▶ [Description of the task]: Retype only the lines below from the one with "Write the D3.js code for this chart." to the one with "const quarters = years.flatMap(y", inclusive, skipping every image.

□ □ □ □ □

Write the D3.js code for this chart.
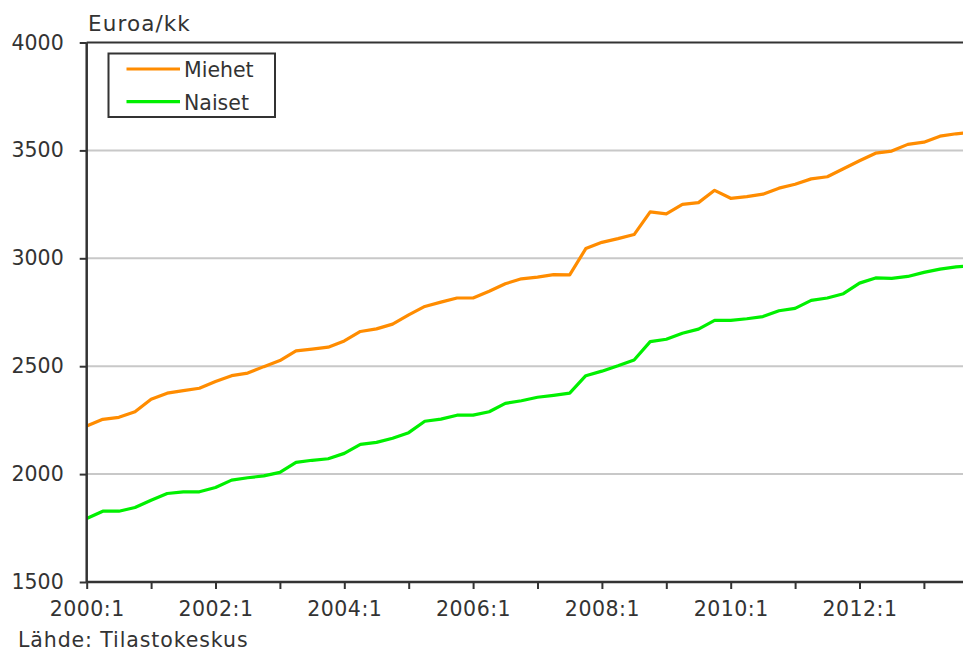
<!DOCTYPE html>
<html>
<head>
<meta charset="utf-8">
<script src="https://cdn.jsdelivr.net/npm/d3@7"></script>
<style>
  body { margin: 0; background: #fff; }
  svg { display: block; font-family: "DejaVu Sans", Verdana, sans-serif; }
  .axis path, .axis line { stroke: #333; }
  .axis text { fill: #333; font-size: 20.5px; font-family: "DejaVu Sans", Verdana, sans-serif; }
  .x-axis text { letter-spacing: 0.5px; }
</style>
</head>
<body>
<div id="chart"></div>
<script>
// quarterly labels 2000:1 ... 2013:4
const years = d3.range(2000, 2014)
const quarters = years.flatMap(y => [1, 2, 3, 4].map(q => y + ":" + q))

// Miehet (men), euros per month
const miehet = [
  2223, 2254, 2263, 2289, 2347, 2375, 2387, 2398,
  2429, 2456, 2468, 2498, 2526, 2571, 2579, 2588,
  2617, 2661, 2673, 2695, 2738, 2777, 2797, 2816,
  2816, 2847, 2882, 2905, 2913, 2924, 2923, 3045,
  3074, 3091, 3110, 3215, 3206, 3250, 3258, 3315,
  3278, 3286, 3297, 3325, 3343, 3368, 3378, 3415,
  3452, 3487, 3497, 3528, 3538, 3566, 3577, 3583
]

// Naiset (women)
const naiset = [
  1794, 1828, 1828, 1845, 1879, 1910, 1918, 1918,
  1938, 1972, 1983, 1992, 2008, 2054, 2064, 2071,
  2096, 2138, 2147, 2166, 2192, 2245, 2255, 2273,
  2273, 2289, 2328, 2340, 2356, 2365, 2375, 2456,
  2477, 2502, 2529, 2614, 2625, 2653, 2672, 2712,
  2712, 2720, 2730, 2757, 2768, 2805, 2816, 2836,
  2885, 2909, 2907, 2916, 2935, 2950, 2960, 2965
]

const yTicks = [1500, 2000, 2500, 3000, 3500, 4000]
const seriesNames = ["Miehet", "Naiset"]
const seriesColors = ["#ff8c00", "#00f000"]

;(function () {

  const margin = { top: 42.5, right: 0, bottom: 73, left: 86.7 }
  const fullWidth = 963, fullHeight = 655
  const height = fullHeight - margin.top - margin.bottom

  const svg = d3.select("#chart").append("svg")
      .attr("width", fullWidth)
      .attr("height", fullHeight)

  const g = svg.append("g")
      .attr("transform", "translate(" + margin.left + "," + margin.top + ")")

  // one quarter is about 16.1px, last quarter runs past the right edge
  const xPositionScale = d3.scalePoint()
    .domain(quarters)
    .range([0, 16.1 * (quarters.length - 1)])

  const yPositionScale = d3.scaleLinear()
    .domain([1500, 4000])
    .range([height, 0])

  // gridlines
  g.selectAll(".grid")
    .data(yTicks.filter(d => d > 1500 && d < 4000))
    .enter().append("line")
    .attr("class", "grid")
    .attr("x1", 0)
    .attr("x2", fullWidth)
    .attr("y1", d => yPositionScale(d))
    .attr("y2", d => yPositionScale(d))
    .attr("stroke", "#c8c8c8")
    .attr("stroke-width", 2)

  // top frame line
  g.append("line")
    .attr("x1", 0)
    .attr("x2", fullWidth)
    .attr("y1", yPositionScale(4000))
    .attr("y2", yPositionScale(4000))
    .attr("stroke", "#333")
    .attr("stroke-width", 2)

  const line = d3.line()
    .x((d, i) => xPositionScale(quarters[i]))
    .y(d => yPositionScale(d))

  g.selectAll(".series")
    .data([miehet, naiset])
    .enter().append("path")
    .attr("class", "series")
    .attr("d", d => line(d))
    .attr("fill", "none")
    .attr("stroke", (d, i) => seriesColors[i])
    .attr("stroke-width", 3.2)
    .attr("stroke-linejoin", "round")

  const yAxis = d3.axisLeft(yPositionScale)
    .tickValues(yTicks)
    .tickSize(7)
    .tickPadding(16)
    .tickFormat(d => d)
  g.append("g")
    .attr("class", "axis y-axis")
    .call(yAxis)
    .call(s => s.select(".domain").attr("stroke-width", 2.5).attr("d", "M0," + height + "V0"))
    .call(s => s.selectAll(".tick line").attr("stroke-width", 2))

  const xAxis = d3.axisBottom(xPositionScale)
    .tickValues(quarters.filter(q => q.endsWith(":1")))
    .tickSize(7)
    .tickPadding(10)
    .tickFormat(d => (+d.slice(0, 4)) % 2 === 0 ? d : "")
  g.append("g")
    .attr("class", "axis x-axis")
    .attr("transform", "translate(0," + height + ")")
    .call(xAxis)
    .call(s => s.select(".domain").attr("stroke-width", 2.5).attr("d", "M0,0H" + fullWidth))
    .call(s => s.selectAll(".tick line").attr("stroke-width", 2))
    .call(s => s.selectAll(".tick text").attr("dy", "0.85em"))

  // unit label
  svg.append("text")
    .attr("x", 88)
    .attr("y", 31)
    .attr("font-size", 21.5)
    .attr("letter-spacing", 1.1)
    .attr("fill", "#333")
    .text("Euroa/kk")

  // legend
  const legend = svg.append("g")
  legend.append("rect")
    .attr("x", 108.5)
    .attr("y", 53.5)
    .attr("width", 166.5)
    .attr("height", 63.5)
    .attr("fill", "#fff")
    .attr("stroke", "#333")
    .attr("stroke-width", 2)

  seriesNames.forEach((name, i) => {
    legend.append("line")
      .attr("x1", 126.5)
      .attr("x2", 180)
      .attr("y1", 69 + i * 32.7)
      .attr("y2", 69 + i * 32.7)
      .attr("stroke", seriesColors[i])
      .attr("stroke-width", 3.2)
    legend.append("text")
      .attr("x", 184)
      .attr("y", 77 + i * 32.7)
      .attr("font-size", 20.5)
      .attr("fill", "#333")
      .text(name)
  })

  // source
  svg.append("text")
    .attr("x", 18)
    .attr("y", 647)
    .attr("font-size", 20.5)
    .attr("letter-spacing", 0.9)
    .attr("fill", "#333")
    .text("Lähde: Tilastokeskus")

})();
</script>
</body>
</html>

□ □ □ □ □

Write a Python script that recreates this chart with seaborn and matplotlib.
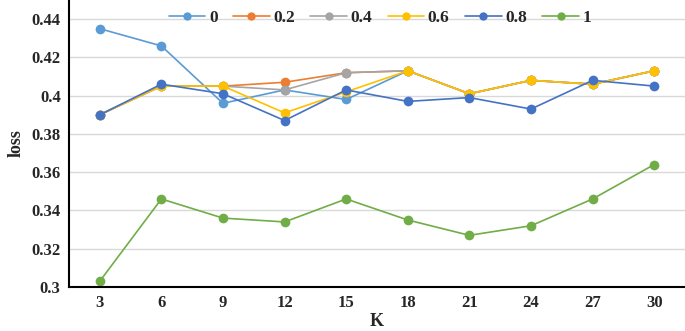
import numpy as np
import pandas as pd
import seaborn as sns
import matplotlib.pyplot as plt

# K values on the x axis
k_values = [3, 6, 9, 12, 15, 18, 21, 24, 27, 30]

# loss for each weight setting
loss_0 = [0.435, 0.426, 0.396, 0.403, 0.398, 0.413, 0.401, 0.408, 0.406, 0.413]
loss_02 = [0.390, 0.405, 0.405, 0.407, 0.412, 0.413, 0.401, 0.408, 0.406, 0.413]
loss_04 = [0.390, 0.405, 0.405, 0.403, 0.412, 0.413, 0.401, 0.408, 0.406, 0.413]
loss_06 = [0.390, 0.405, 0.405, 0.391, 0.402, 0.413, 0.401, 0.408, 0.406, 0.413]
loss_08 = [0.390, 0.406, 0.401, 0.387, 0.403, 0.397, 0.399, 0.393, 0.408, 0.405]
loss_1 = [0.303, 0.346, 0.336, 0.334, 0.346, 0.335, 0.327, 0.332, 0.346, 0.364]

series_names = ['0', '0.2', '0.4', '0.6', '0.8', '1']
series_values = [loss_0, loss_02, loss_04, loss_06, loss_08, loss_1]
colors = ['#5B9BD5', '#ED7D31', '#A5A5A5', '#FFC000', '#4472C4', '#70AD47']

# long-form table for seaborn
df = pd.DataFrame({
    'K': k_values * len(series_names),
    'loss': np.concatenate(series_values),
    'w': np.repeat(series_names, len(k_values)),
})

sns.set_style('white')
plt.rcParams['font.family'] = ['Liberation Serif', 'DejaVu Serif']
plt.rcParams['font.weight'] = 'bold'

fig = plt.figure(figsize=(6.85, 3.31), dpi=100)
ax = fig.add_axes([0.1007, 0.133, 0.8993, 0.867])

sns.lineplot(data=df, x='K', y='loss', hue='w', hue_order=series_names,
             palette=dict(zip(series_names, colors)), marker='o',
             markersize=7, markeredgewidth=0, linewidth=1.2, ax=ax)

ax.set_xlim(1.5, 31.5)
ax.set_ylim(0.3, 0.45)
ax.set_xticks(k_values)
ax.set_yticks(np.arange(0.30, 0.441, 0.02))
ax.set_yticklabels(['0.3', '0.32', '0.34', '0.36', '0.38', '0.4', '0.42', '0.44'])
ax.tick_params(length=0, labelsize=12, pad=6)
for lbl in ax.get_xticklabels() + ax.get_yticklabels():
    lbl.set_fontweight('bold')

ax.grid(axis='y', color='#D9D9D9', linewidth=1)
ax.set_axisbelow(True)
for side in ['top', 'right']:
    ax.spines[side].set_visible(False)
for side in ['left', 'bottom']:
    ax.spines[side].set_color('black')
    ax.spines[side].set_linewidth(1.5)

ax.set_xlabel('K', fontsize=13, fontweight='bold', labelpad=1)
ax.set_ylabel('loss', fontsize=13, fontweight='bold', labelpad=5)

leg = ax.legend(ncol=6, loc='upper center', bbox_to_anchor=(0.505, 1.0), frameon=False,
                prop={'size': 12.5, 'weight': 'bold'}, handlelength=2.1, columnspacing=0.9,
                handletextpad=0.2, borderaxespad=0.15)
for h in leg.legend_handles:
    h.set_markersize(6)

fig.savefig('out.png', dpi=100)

□ □ □ □ □

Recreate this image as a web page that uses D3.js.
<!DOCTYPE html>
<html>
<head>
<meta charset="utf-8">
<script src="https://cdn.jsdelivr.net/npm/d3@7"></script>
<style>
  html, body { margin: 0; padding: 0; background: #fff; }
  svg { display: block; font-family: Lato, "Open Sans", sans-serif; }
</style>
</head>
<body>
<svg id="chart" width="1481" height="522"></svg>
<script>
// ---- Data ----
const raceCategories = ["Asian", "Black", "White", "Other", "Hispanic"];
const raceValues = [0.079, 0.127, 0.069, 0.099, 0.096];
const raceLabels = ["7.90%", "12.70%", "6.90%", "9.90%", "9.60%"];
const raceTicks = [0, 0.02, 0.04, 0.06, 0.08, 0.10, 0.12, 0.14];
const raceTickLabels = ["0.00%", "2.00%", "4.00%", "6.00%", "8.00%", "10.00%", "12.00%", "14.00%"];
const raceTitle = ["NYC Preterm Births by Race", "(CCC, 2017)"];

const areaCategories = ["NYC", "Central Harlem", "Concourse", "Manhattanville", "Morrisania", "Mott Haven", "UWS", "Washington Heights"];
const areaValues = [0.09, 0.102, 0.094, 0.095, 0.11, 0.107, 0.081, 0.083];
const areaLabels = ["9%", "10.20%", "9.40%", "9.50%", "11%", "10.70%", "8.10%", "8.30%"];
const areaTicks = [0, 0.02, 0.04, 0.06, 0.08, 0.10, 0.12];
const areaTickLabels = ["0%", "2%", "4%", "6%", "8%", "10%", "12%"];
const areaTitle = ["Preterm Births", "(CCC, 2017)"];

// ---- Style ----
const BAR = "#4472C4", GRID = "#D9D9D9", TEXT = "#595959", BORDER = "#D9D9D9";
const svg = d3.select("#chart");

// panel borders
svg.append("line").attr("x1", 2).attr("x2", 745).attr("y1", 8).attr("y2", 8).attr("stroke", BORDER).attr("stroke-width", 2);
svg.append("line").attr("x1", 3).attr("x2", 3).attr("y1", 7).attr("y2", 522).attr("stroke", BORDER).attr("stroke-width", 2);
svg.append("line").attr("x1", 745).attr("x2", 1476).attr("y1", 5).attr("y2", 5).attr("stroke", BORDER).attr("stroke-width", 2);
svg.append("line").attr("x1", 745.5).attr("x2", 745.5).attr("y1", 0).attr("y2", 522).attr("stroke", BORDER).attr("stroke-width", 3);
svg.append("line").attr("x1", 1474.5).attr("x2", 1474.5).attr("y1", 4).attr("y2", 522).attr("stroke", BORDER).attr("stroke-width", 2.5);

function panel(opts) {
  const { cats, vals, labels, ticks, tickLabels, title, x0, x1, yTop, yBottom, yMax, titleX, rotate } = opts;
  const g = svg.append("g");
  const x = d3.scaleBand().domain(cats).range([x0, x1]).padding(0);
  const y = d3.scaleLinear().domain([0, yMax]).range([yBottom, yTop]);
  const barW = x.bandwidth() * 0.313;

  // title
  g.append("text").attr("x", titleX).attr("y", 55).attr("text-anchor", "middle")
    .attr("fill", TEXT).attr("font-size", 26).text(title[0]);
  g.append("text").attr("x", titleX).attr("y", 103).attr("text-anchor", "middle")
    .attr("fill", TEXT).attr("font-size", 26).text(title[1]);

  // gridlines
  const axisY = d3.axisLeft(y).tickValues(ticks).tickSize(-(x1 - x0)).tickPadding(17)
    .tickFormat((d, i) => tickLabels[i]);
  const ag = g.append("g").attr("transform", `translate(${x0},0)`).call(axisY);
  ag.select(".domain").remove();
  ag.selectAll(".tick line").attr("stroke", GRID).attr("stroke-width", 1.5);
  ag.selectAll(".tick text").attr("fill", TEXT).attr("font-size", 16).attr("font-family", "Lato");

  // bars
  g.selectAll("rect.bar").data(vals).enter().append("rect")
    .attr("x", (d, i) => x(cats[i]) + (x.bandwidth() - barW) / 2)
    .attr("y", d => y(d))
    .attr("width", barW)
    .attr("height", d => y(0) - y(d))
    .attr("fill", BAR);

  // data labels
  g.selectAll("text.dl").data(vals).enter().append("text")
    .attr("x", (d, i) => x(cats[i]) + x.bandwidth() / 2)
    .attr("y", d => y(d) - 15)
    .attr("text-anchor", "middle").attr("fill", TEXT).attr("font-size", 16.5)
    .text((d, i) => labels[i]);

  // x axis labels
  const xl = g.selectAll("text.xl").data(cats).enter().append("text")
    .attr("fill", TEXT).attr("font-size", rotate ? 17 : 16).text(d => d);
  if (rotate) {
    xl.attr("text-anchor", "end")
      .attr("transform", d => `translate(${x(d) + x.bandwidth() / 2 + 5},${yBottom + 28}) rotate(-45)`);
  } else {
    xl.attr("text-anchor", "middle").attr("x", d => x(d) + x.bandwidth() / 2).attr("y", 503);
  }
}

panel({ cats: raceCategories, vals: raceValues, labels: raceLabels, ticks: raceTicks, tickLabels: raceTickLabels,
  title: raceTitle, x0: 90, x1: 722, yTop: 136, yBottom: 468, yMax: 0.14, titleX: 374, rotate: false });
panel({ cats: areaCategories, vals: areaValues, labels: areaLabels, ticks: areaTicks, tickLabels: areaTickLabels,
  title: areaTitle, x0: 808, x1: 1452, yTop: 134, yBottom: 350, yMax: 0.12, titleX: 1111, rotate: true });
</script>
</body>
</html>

□ □ □ □ □

▶ [Exercise solution]:
Write the D3.js code for this chart.
<!DOCTYPE html>
<html>
<head>
<meta charset="utf-8">
<script src="https://cdn.jsdelivr.net/npm/d3@7"></script>
<style>
  body { margin: 0; background: #fff; }
  svg { display: block; font-family: "DejaVu Sans", Verdana, sans-serif; }
  .axis path, .axis line { stroke: #333; }
  .axis text { fill: #333; font-size: 20.5px; font-family: "DejaVu Sans", Verdana, sans-serif; }
  .x-axis text { letter-spacing: 0.5px; }
</style>
</head>
<body>
<div id="chart"></div>
<script>
// quarterly labels 2000:1 ... 2013:4
const years = d3.range(2000, 2014)
const quarters = years.flatMap(y => [1, 2, 3, 4].map(q => y + ":" + q))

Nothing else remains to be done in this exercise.